Can Scientists Figure Out Where Colliding Black Holes Come From?

When distant black holes (or neutron stars) collide, there’s a lot scientists can tell from the way they send gravitational waves rippling through space. That includes their masses, their distance, and how their spins line up with one another. But one question they’re still trying to figure out is, well, where are they?

Simulation of colliding neutron stars, an image I picked because it looked cool (Image: NASA Goddard Space Flight Center/Flickr)

There’s more to this story than mere appearances. Decoding the neighbourhood around these cataclysmic collisions could shed light on the origin stories of these black holes, and how they came to collide in the first place. Physicists think they have a new a way to help tell the full story of these colliding behemoths: By the way they spin into one another.

“We want to think about what’s nearby that can induce ellipticity,” Lisa Randall, Harvard theoretical physicist, told Gizmodo. “There’s this whole category of physics about how the environment can affect the merger.”

When a pair of black holes many times the mass of our sun come rip-roaring towards each other and collide, they send spacetime ripples throughout the universe in the form of gravitational waves. Scientists measure these waves with large experiments, like the two LIGO detectors that announced their gravitational wave discovery back in 2016. The signal looks like a wave quickly increasing in frequency before disappearing, like the sound of a water droplet falling from a tap.

These signals correspond to a pair of black holes (or neutron stars) spiraling inwards until they collide. But if a third supermassive black hole was nearby, one millions or even billions of times the mass of the Sun, perhaps it would alter the motion and therefore be detectable in the signal, according to Randall’s research published recently on the arXiv preprint server. The presence of some other mass could cause their collision course to take on a more elliptical shape.

Scientists are still trying to understand the mathematics behind measuring this ellipticity. But it’s not easy. “This [effect] is possibly the hardest to account for,” Imre Bartos, assistant professor at the University of Florida explained to Gizmodo, “for computational reasons.”

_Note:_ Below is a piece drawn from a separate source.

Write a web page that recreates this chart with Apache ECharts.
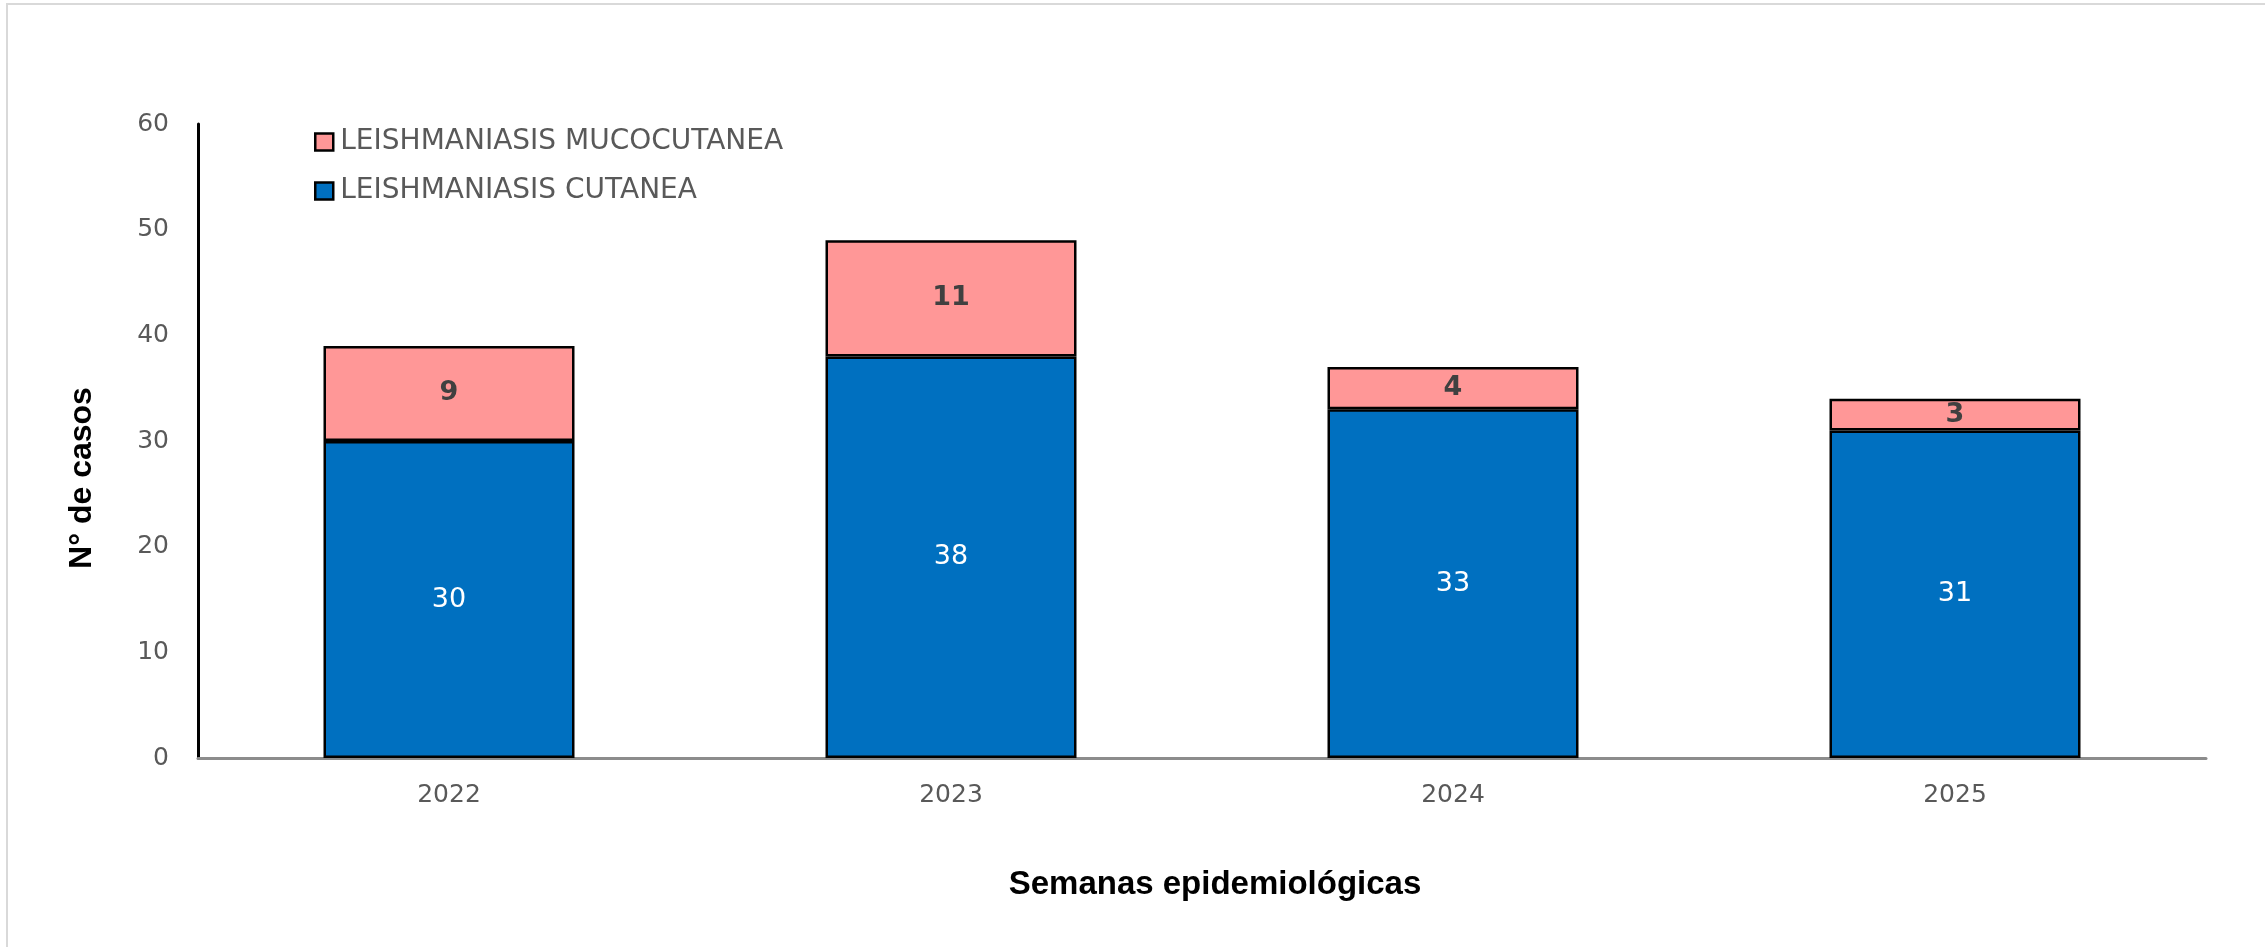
<!DOCTYPE html>
<html>
<head>
<meta charset="utf-8">
<script src="https://cdn.jsdelivr.net/npm/echarts@6/dist/echarts.min.js"></script>
<style>
html,body{margin:0;padding:0;background:#fff;}
#chart{width:2265px;height:947px;}
</style>
</head>
<body>
<div id="chart"></div>
<script>
const categories = ['2022', '2023', '2024', '2025'];
const cutanea = [30, 38, 33, 31];
const mucocutanea = [9, 11, 4, 3];
const seriesNames = ['LEISHMANIASIS CUTANEA', 'LEISHMANIASIS MUCOCUTANEA'];
const yTicks = { min: 0, max: 60, interval: 10 };
const xAxisTitle = 'Semanas epidemiológicas';
const yAxisTitle = 'N° de casos';

const chart = echarts.init(document.getElementById('chart'));
chart.setOption({
  backgroundColor: '#ffffff',
  animation: false,
  grid: { left: 198, right: 59, top: 124, bottom: 189, containLabel: false },
  legend: {
    orient: 'vertical',
    left: 309,
    top: 121,
    data: [seriesNames[1], seriesNames[0]],
    icon: 'rect',
    itemWidth: 18,
    itemHeight: 17,
    itemGap: 17,
    textStyle: { fontFamily: 'DejaVu Sans', fontSize: 28, color: '#595959', lineHeight: 32, padding: [0,0,0,2] },
    itemStyle: { borderColor: '#000', borderWidth: 2.5 }
  },
  xAxis: {
    type: 'category',
    data: categories,
    axisLine: { lineStyle: { color: '#8c8c8c', width: 3 } },
    axisTick: { show: false },
    axisLabel: { fontFamily: 'DejaVu Sans', fontSize: 25, color: '#595959', margin: 25 }
  },
  yAxis: {
    type: 'value',
    min: yTicks.min, max: yTicks.max, interval: yTicks.interval,
    axisLine: { show: true, lineStyle: { color: '#000', width: 3 } },
    axisTick: { show: false },
    splitLine: { show: false },
    axisLabel: { fontFamily: 'DejaVu Sans', fontSize: 25, color: '#595959', margin: 29 }
  },
  graphic: [
    { type: 'rect', shape: { x: 7, y: 4, width: 2300, height: 1000 }, style: { fill: 'none', stroke: '#d9d9d9', lineWidth: 2 }, silent: true, z: -10 },
    { type: 'text', x: 1215, y: 885, style: { text: xAxisTitle, font: 'bold 33px "Liberation Sans", Arial, sans-serif', fill: '#000', textAlign: 'center', textVerticalAlign: 'middle' } },
    { type: 'text', x: 82, y: 478, rotation: Math.PI / 2, style: { text: yAxisTitle, font: 'bold 32px "Liberation Sans", Arial, sans-serif', fill: '#000', textAlign: 'center', textVerticalAlign: 'middle' } }
  ],
  series: [
    {
      name: seriesNames[0], type: 'bar', stack: 'total', data: cutanea, barWidth: '50%',
      itemStyle: { color: '#0070C0', borderColor: '#000', borderWidth: 2.5 },
      label: { show: true, position: 'inside', color: '#ffffff', fontFamily: 'DejaVu Sans', fontSize: 27 }
    },
    {
      name: seriesNames[1], type: 'bar', stack: 'total', data: mucocutanea, barWidth: '50%',
      itemStyle: { color: '#FF9797', borderColor: '#000', borderWidth: 2.5 },
      label: { show: true, position: 'inside', color: '#404040', fontFamily: 'DejaVu Sans', fontWeight: 'bold', fontSize: 27 }
    }
  ]
});
</script>
</body>
</html>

If scientists could take ellipticity into account, perhaps they could tell how these black holes formed, or even detect the presence of more exotic things, such as dark matter. One team cites the work in an attempt to rule out a kind of dark matter, too. “There’s a lot of different directions to go in and I can’t say which will lead to the most exciting results,” said Randall. “But now that we can actually see colliding black holes, it makes the question, ‘what can we learn from them,’ a lot more interesting.”